## What needs to be done
Exactly repeat the material, dropping every picture from the copy.
— START Provided material —
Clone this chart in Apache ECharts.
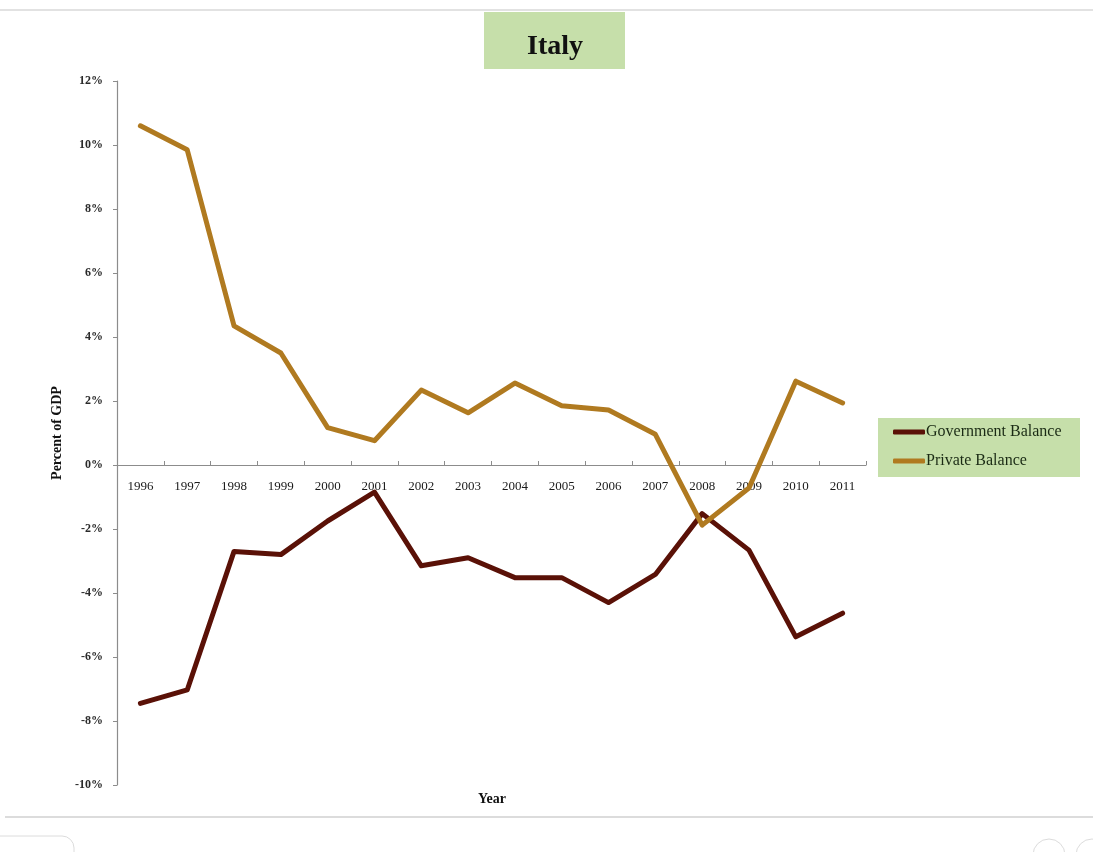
<!DOCTYPE html>
<html>
<head>
<meta charset="utf-8">
<style>
html,body{margin:0;padding:0;background:#fff;}
#chart{width:1093px;height:852px;}
</style>
<script src="https://cdn.jsdelivr.net/npm/echarts@6/dist/echarts.min.js"></script>
</head>
<body>
<div id="chart"></div>
<script>
const years = ['1996','1997','1998','1999','2000','2001','2002','2003','2004','2005','2006','2007','2008','2009','2010','2011'];
const governmentBalance = [-7.45, -7.03, -2.7, -2.8, -1.75, -0.85, -3.15, -2.9, -3.52, -3.52, -4.3, -3.42, -1.52, -2.66, -5.37, -4.63];
const privateBalance = [10.6, 9.85, 4.35, 3.5, 1.17, 0.76, 2.34, 1.63, 2.56, 1.85, 1.72, 0.96, -1.88, -0.72, 2.62, 1.94];
const yTicks = {min: -10, max: 12, step: 2};

const serif = '"Liberation Serif", "DejaVu Serif", serif';
const chart = echarts.init(document.getElementById('chart'));
chart.setOption({
  backgroundColor: '#ffffff',
  animation: false,
  title: {
    text: 'Italy',
    left: 484,
    top: 12,
    padding: [21, 42, 8, 43],
    backgroundColor: '#c6dfaa',
    textStyle: {fontFamily: serif, fontSize: 28, fontWeight: 'bold', color: '#111'}
  },
  graphic: [
    {type: 'line', shape: {x1: 0, y1: 10, x2: 1093, y2: 10}, style: {stroke: '#d9d9d9', lineWidth: 1.5}, z: 0},
    {type: 'line', shape: {x1: 5, y1: 817, x2: 1093, y2: 817}, style: {stroke: '#d0d0d0', lineWidth: 1.5}, z: 0},
    {type: 'rect', shape: {x: -12, y: 836, width: 86, height: 40, r: 12}, style: {fill: '#fff', stroke: '#dcdcdc', lineWidth: 1}, z: 0},
    {type: 'circle', shape: {cx: 1049, cy: 855, r: 16}, style: {fill: '#fff', stroke: '#dcdcdc', lineWidth: 1}, z: 0},
    {type: 'circle', shape: {cx: 1092, cy: 855, r: 16}, style: {fill: '#fff', stroke: '#dcdcdc', lineWidth: 1}, z: 0},
    {type: 'rect', shape: {x: 878, y: 418, width: 202, height: 59}, style: {fill: '#c6dfaa'}, z: 0},
    {type: 'text', left: 478, top: 792, style: {text: 'Year', fontFamily: serif, fontSize: 14, fontWeight: 'bold', fill: '#111'}, z: 5}
  ],
  legend: {
    orient: 'vertical',
    left: 878,
    top: 418,
    padding: [6, 15, 8, 15],
    itemGap: 13,
    itemWidth: 32,
    itemHeight: 5,
    icon: 'roundRect',
    textStyle: {fontFamily: serif, fontSize: 16, color: '#1a2a14', padding: [0, 0, 0, -4]},
    data: ['Government Balance', 'Private Balance']
  },
  grid: {left: 117, right: 227, top: 81, bottom: 67, containLabel: false},
  xAxis: {
    type: 'category',
    data: years,
    boundaryGap: true,
    position: 'bottom',
    offset: -320,
    axisLine: {onZero: false, lineStyle: {color: '#8c8c8c', width: 1.2}},
    axisTick: {show: true, inside: true, length: 4, alignWithLabel: false, lineStyle: {color: '#8c8c8c'}},
    axisLabel: {fontFamily: serif, fontSize: 13, color: '#1a1a1a', margin: 15, interval: 0},
    splitLine: {show: false}
  },
  yAxis: {
    type: 'value',
    min: yTicks.min,
    max: yTicks.max,
    interval: yTicks.step,
    name: 'Percent of GDP',
    nameLocation: 'middle',
    nameGap: 52,
    nameRotate: 90,
    nameTextStyle: {fontFamily: serif, fontSize: 14, fontWeight: 'bold', color: '#111'},
    axisLine: {show: true, lineStyle: {color: '#8c8c8c', width: 1.2}},
    axisTick: {show: true, length: 4, lineStyle: {color: '#8c8c8c'}},
    axisLabel: {fontFamily: serif, fontSize: 12, fontWeight: 'bold', color: '#2a2a2a', margin: 14, formatter: v => v + '%'},
    splitLine: {show: false}
  },
  series: [
    {
      name: 'Government Balance',
      type: 'line',
      data: governmentBalance,
      symbol: 'none',
      color: '#5a1107',
      lineStyle: {width: 5, color: '#5a1107', cap: 'round', join: 'round'},
      z: 3
    },
    {
      name: 'Private Balance',
      type: 'line',
      data: privateBalance,
      symbol: 'none',
      color: '#b07a20',
      lineStyle: {width: 5, color: '#b07a20', cap: 'round', join: 'round'},
      z: 4
    }
  ]
});
</script>
</body>
</html>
— END Provided material —
## Solution to the problem
Clone this chart in Apache ECharts.
<!DOCTYPE html>
<html>
<head>
<meta charset="utf-8">
<style>
html,body{margin:0;padding:0;background:#fff;}
#chart{width:1093px;height:852px;}
</style>
<script src="https://cdn.jsdelivr.net/npm/echarts@6/dist/echarts.min.js"></script>
</head>
<body>
<div id="chart"></div>
<script>
const years = ['1996','1997','1998','1999','2000','2001','2002','2003','2004','2005','2006','2007','2008','2009','2010','2011'];
const governmentBalance = [-7.45, -7.03, -2.7, -2.8, -1.75, -0.85, -3.15, -2.9, -3.52, -3.52, -4.3, -3.42, -1.52, -2.66, -5.37, -4.63];
const privateBalance = [10.6, 9.85, 4.35, 3.5, 1.17, 0.76, 2.34, 1.63, 2.56, 1.85, 1.72, 0.96, -1.88, -0.72, 2.62, 1.94];
const yTicks = {min: -10, max: 12, step: 2};

const serif = '"Liberation Serif", "DejaVu Serif", serif';
const chart = echarts.init(document.getElementById('chart'));
chart.setOption({
  backgroundColor: '#ffffff',
  animation: false,
  title: {
    text: 'Italy',
    left: 484,
    top: 12,
    padding: [21, 42, 8, 43],
    backgroundColor: '#c6dfaa',
    textStyle: {fontFamily: serif, fontSize: 28, fontWeight: 'bold', color: '#111'}
  },
  graphic: [
    {type: 'line', shape: {x1: 0, y1: 10, x2: 1093, y2: 10}, style: {stroke: '#d9d9d9', lineWidth: 1.5}, z: 0},
    {type: 'line', shape: {x1: 5, y1: 817, x2: 1093, y2: 817}, style: {stroke: '#d0d0d0', lineWidth: 1.5}, z: 0},
    {type: 'rect', shape: {x: -12, y: 836, width: 86, height: 40, r: 12}, style: {fill: '#fff', stroke: '#dcdcdc', lineWidth: 1}, z: 0},
    {type: 'circle', shape: {cx: 1049, cy: 855, r: 16}, style: {fill: '#fff', stroke: '#dcdcdc', lineWidth: 1}, z: 0},
    {type: 'circle', shape: {cx: 1092, cy: 855, r: 16}, style: {fill: '#fff', stroke: '#dcdcdc', lineWidth: 1}, z: 0},
    {type: 'rect', shape: {x: 878, y: 418, width: 202, height: 59}, style: {fill: '#c6dfaa'}, z: 0},
    {type: 'text', left: 478, top: 792, style: {text: 'Year', fontFamily: serif, fontSize: 14, fontWeight: 'bold', fill: '#111'}, z: 5}
  ],
  legend: {
    orient: 'vertical',
    left: 878,
    top: 418,
    padding: [6, 15, 8, 15],
    itemGap: 13,
    itemWidth: 32,
    itemHeight: 5,
    icon: 'roundRect',
    textStyle: {fontFamily: serif, fontSize: 16, color: '#1a2a14', padding: [0, 0, 0, -4]},
    data: ['Government Balance', 'Private Balance']
  },
  grid: {left: 117, right: 227, top: 81, bottom: 67, containLabel: false},
  xAxis: {
    type: 'category',
    data: years,
    boundaryGap: true,
    position: 'bottom',
    offset: -320,
    axisLine: {onZero: false, lineStyle: {color: '#8c8c8c', width: 1.2}},
    axisTick: {show: true, inside: true, length: 4, alignWithLabel: false, lineStyle: {color: '#8c8c8c'}},
    axisLabel: {fontFamily: serif, fontSize: 13, color: '#1a1a1a', margin: 15, interval: 0},
    splitLine: {show: false}
  },
  yAxis: {
    type: 'value',
    min: yTicks.min,
    max: yTicks.max,
    interval: yTicks.step,
    name: 'Percent of GDP',
    nameLocation: 'middle',
    nameGap: 52,
    nameRotate: 90,
    nameTextStyle: {fontFamily: serif, fontSize: 14, fontWeight: 'bold', color: '#111'},
    axisLine: {show: true, lineStyle: {color: '#8c8c8c', width: 1.2}},
    axisTick: {show: true, length: 4, lineStyle: {color: '#8c8c8c'}},
    axisLabel: {fontFamily: serif, fontSize: 12, fontWeight: 'bold', color: '#2a2a2a', margin: 14, formatter: v => v + '%'},
    splitLine: {show: false}
  },
  series: [
    {
      name: 'Government Balance',
      type: 'line',
      data: governmentBalance,
      symbol: 'none',
      color: '#5a1107',
      lineStyle: {width: 5, color: '#5a1107', cap: 'round', join: 'round'},
      z: 3
    },
    {
      name: 'Private Balance',
      type: 'line',
      data: privateBalance,
      symbol: 'none',
      color: '#b07a20',
      lineStyle: {width: 5, color: '#b07a20', cap: 'round', join: 'round'},
      z: 4
    }
  ]
});
</script>
</body>
</html>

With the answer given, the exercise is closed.